As is common in the construction industry, the glass workers union represents members through prehire agreements with employers. The agreements don't require a membership vote to show support for the union, but neither do they give the union permanent status.

"Unlike any other industry, the parties (union and company) can walk away from each other at the expiration of the contract," said Paul Murphy, acting assistant director of the NLRB in Buffalo.

Employers denied they had any plans to drop recognition of the union at the expiration of the current contract.

If it wins the elections next month -- which employers said is the likely outcome -- the glass workers union will become the workers' permanent bargaining agent.

In addition to Obersheimer, with a proposed bargaining unit of 107 members, the employers involved in the elections are: Niagara Glass Inc. in Niagara Falls, with 18 members; Sterling Suburban Glass Co. in Kenmore, Clarence and West Seneca, 6 members; WRW Inc. in Elma, 6 members; Sterling Glass Dual Pane Inc. in Buffalo, 27 members; R.E. Krug Corp. in Tonawanda, 48 members; and Buchholtz Glass Co. Inc. in Buffalo, with 9 members.

Eligible to vote are current employees and those who worked 30 days in the last year, or 45 days within the last two years. Most glass contractors operate with a core group of employees, supplemented by workers from the union hall in peak periods.

Friction between the Glaziers and Ironworkers over jurisdiction on construction jobs has prompted speculation of a possible fight, industry sources said. Changes in construction techniques allowing installation of modular windows have glass workers performing tasks that used to be done by ironworkers.

"Apparently they (Glaziers) feel some other union is trying to organize their shops," said Marty Loughran, owner of Sterling Glass Dual Pane Inc.

But Michaels minimized the differences. A pending complaint to the Department of Labor regarding work performed on pre-glazed sash windows isn't an attempt to claim jurisdiction over tasks performed by glass workers, he said.

"It isn't a jurisdictional dispute," he said. "All they (glass contractors) have to do is pay the prevailing rate." Ironworkers earn $19.55 plus health and pension benefits.

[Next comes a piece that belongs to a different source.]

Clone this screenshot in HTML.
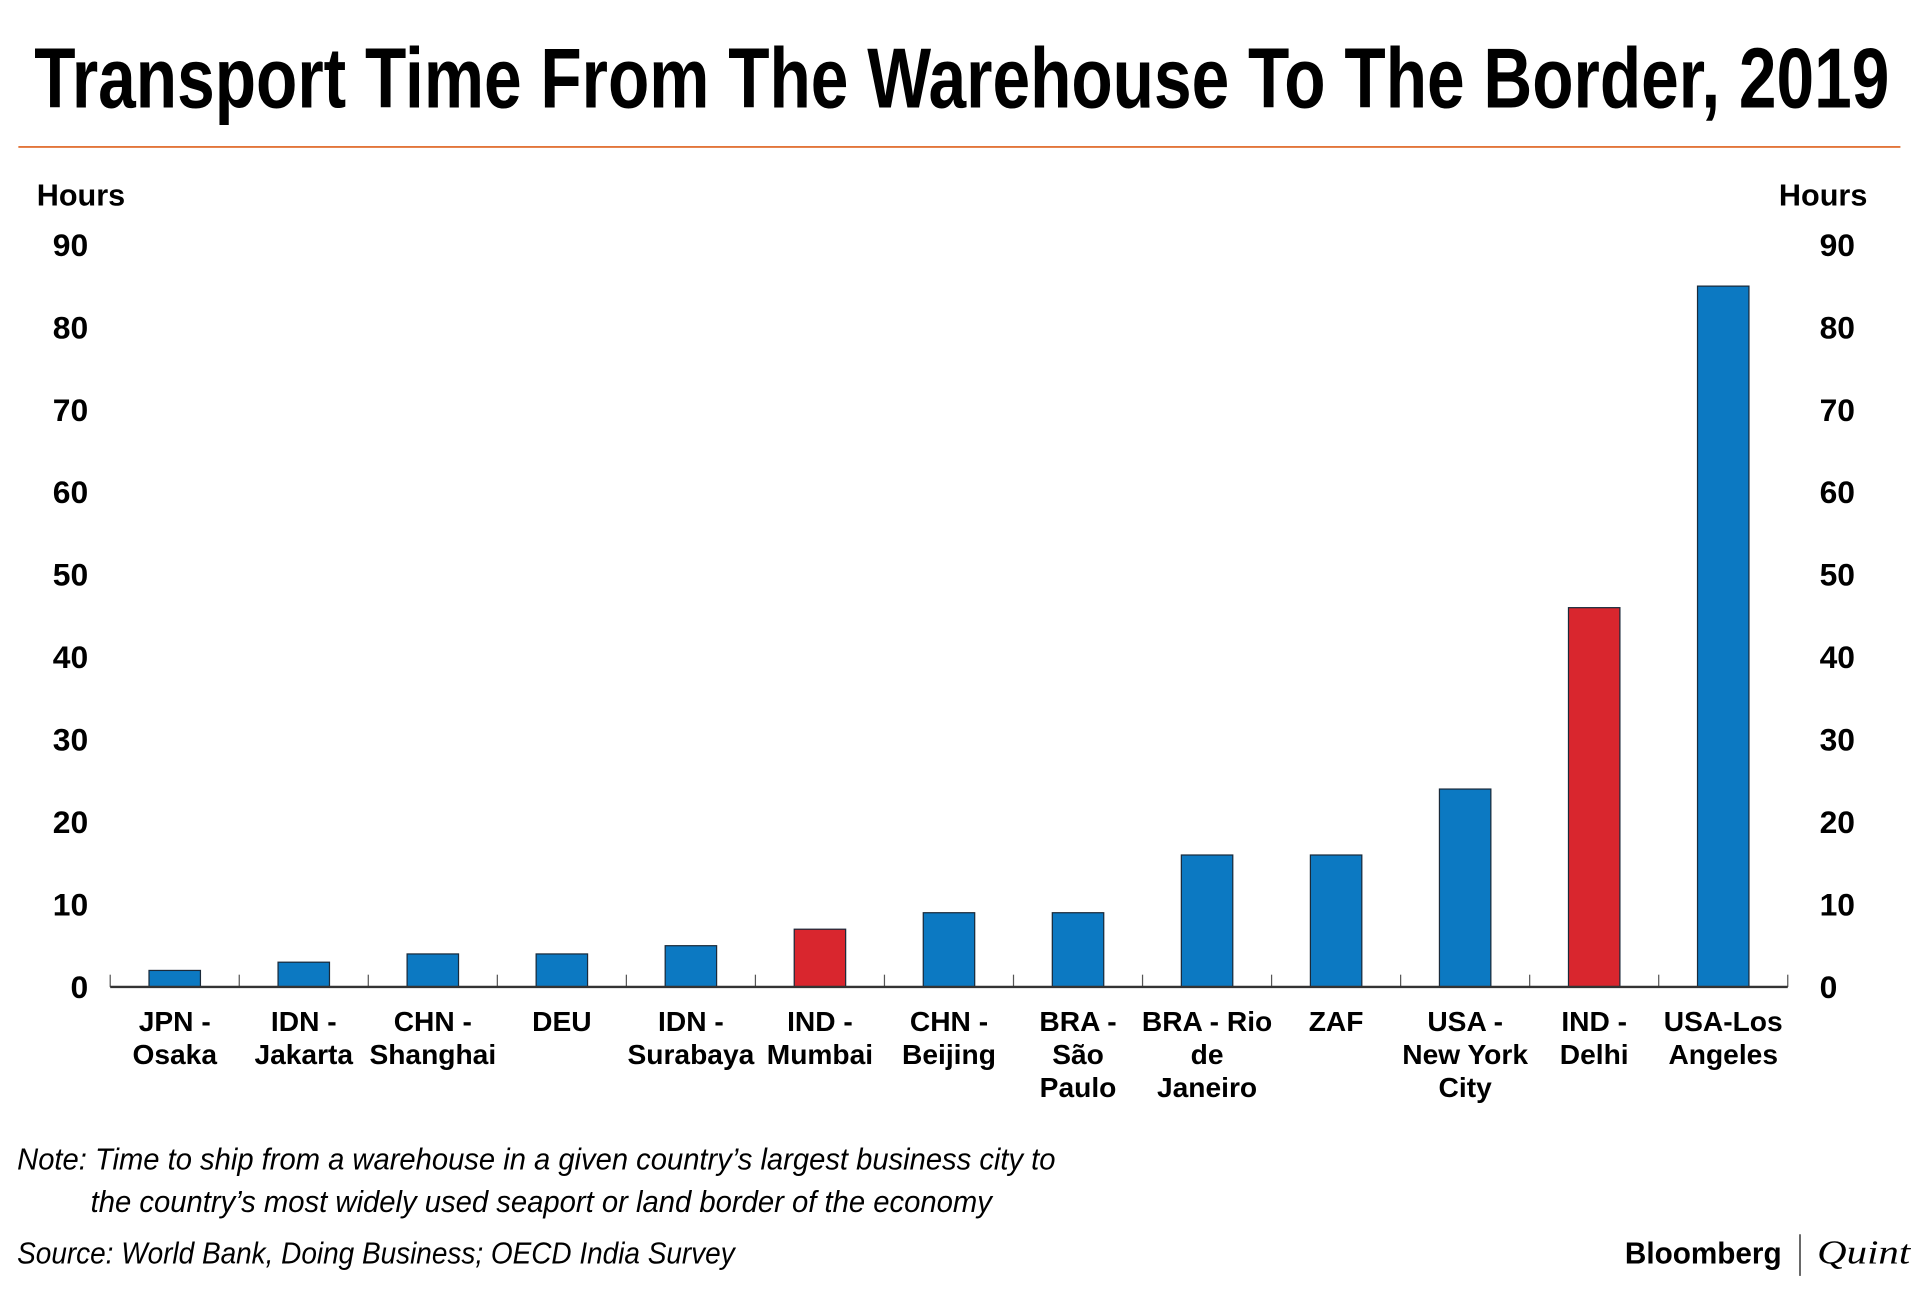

The Glaziers union sold its building in Cheektowaga and merged with the Painters District Council 4 in 1998 after management problems resulted in a trusteeship by the parent International Brotherhood of Painters. The union took a $110,000 write-off on investments in 1996-97 and the trusteeship ended in 1998.

Next month's elections may give the Glaziers' newly installed officers an opportunity to demonstrate a show of unity and put the management problems behind them, employers said.

"I feel that the union is well represented now -- better than ever," Candeias said.